We got to our new room, which cost about $10, all of which was covered by the Peace Corps. It was very nice and right on the beach! The first thing we did was sit and watch two hours of MTV in the air conditioning! That was the best, since we hadn't experienced either of these things for about two months! After relaxing in our room, we went to the beach and had a nice drink and dinner. The next day, we stayed in Tela, but we heard about Trujillo a Garifuna Village located four hours away. We took a hot and crowded bus east, and spent the day there going to the beach, and then buying some sweet bread from a young man, who was forcing it on us. That was a nice break from the training group. I'm sure everyone felt the same way, but we only spent $20 of our own money. We went the farthest and spent the least, because we had saved so much!
We were looking forward to some new blood and the business group was on it's way. I was hopeful. There were some interesting people in the group, and at least something new. At this point, everyone separated, and lived one volunteer to a family. I stayed with the G's., and M. moved to another house. We all still saw each other at training, but not the whole time, because we were in skill level groups for Spanish. I was in a group with two trainees and one Honduran teacher. We talked in Spanish all morning, telling stories, in the past and imperfect tenses, and slowly advancing to other forms. One of the guys had been evacuated from PC Haiti, and had a lot of stories to tell, and the other was an adopted Korean. In the afternoon, we had cross-cultural training, and agriculture classes.
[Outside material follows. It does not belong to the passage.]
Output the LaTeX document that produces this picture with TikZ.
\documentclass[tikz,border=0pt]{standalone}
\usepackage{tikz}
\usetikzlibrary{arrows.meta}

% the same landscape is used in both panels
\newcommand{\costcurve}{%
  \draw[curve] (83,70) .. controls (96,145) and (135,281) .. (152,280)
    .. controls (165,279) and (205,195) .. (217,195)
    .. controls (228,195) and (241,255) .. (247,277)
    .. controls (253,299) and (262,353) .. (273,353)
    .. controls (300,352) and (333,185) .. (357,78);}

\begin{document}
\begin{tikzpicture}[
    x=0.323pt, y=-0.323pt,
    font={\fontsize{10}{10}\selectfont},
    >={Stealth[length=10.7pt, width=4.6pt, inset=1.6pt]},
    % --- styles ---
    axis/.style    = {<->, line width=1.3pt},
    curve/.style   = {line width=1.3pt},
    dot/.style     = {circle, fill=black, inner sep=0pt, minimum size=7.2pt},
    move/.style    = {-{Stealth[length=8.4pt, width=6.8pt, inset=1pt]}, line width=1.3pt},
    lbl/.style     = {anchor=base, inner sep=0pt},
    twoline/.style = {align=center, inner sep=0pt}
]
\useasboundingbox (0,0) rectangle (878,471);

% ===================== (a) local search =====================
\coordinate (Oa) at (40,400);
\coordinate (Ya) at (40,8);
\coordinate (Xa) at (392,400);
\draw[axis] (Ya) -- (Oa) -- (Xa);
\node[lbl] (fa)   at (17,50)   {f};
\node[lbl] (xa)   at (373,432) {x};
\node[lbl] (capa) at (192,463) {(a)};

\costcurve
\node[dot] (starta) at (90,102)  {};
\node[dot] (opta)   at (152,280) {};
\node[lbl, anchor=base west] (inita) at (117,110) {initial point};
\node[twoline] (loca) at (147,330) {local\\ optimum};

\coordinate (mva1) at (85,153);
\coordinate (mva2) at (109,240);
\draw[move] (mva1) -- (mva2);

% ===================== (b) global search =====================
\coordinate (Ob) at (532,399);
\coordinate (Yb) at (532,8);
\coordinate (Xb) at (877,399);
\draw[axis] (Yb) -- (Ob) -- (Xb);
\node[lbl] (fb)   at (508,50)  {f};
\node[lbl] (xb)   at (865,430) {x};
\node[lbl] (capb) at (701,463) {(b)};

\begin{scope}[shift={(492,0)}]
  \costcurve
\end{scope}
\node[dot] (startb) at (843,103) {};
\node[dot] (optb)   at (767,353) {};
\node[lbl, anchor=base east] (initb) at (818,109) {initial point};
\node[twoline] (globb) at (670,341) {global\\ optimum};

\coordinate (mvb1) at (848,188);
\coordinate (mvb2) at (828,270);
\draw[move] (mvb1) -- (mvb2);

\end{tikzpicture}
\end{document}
Cross-cultural classes included such things as discussing about Mayans, and those that proceeded the current natives. We did skits and took classes about how the Mayans had lived. We did plays about their violent football game that ended in murder of the loser, and we discussed the calendar. These classes also included intercultural dating, and how to comport oneself in the culture. During this time, we continued getting to know our families, and reaching out to locals to practice the job of Agricultural Extentionist. We visited a few ideal farms, to see what we were aiming for in the future. Some trainees were replacing people at these advanced locations, and others were going somewhere new to start from scratch. We didn't know who would do what, but we were all optimistic. For some people, it did prove too hard, though.
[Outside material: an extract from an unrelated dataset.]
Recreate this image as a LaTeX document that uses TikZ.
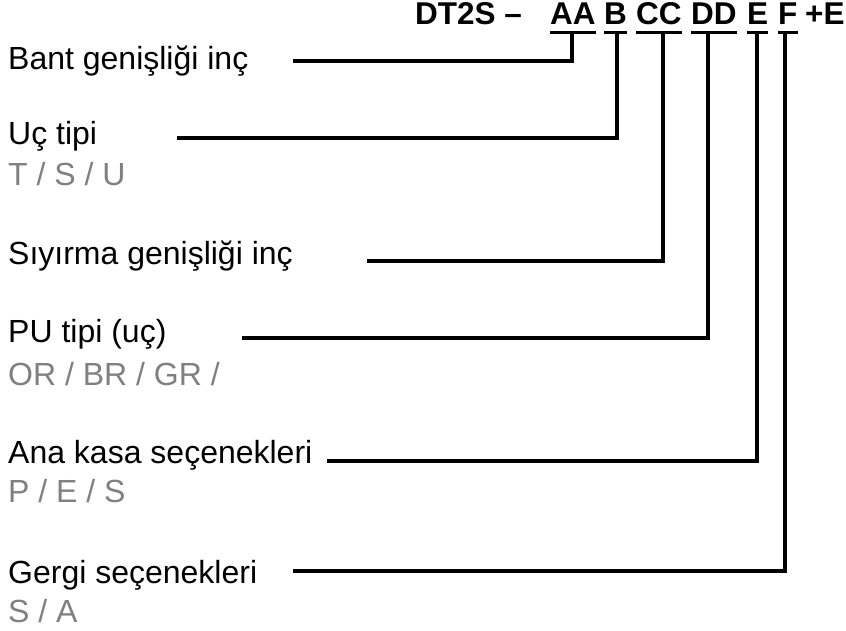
\documentclass[tikz,border=0pt]{standalone}
\usepackage{fontspec}
\setmainfont{Liberation Sans}
\definecolor{optgray}{RGB}{128,128,128}
\begin{document}
\begin{tikzpicture}[x=1pt,y=-1pt,
  lab/.style={anchor=base west,inner sep=0pt,font=\fontsize{32}{36}\selectfont},
  opt/.style={lab,text=optgray},
  hdr/.style={anchor=base west,inner sep=0pt,font=\fontsize{31.5}{36}\selectfont\bfseries},
  conn/.style={line width=3.5pt,line join=miter},
  uline/.style={line width=3.2pt}]
\useasboundingbox (0,0) rectangle (846,631);

% header
\node[hdr] (DT) at (415,25) {DT2S –};
\node[hdr] (AA) at (550,25) {AA};
\node[hdr] (B)  at (604,25) {B};
\node[hdr] (CC) at (636,25) {CC};
\node[hdr] (DD) at (691,25) {DD};
\node[hdr] (E)  at (747,25) {E};
\node[hdr] (F)  at (778,25) {F};
\node[hdr] (PE) at (805,25) {+E};

\foreach \n in {AA,B,CC,DD,E,F}{
  \draw[uline] ([yshift=-7pt]\n.south west) -- ([yshift=-7pt]\n.south east);
  \coordinate (u\n) at ([yshift=-7pt]\n.south);
}

% labels
\node[lab] (L1) at (8,70) {Bant genişliği inç};
\node[lab] (L2) at (8,145) {Uç tipi};
\node[opt] (O2) at (8,186) {T / S / U};
\node[lab] (L3) at (8,265) {Sıyırma genişliği inç};
\node[lab] (L4) at (8,342) {PU tipi (uç)};
\node[opt] (O4) at (8,385) {OR / BR / GR /};
\node[lab] (L5) at (8,463) {Ana kasa seçenekleri};
\node[opt] (O5) at (8,502) {P / E / S};
\node[lab] (L6) at (8,583) {Gergi seçenekleri};
\node[opt] (O6) at (8,622) {S / A};

% line starts and corners
\coordinate (s1) at (293,61);  \coordinate (k1) at (572,61);
\coordinate (s2) at (177,138); \coordinate (k2) at (617,138);
\coordinate (s3) at (367,261); \coordinate (k3) at (663,261);
\coordinate (s4) at (242,338); \coordinate (k4) at (708,338);
\coordinate (s5) at (327,461); \coordinate (k5) at (757,461);
\coordinate (s6) at (293,571); \coordinate (k6) at (785,571);

\draw[conn] (k1 |- uAA) -- (k1) -- (s1);
\draw[conn] (k2 |- uB)  -- (k2) -- (s2);
\draw[conn] (k3 |- uCC) -- (k3) -- (s3);
\draw[conn] (k4 |- uDD) -- (k4) -- (s4);
\draw[conn] (k5 |- uE)  -- (k5) -- (s5);
\draw[conn] (k6 |- uF)  -- (k6) -- (s6);
\end{tikzpicture}
\end{document}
Now, that I was alone with the family, things started getting a little more interesting. Early on, our host mother took us somewhere which turned out to be the family land. I had no idea what was happening, but M. had deciphered that it was their land. After this we said, "Hondurans are very mysterious!" Of course, they became less mysterious, as we learned more Spanish, but to this day, they still are!
So, I was thinking that they were very mysterious, and I was living there among them. My host mother's nephew, L. started talking to me more. One time, he asked me to come to his soccer game. Another time, he wanted me to go for a walk with his parents and him to what I learned was their farm. At this location, there was a beautiful view of the capital, Tegucigalpa. The third time, we went for a walk, and everything was going well, when he asked me something about being his girlfriend. He repeated what he was trying to say in three different ways. I finally understood the word "secreta". He was asking me to be his secret girlfriend, because he didn't want his other girlfriend to know. Well, needless to say, I learned how to say, "no quiero ser su segunda novia!", or "I don't want to be your second girlfriend"! We walked down the hill together, but that was the end of that. A year later, when he was making moves on another new trainee, I told her this story. What an adventure!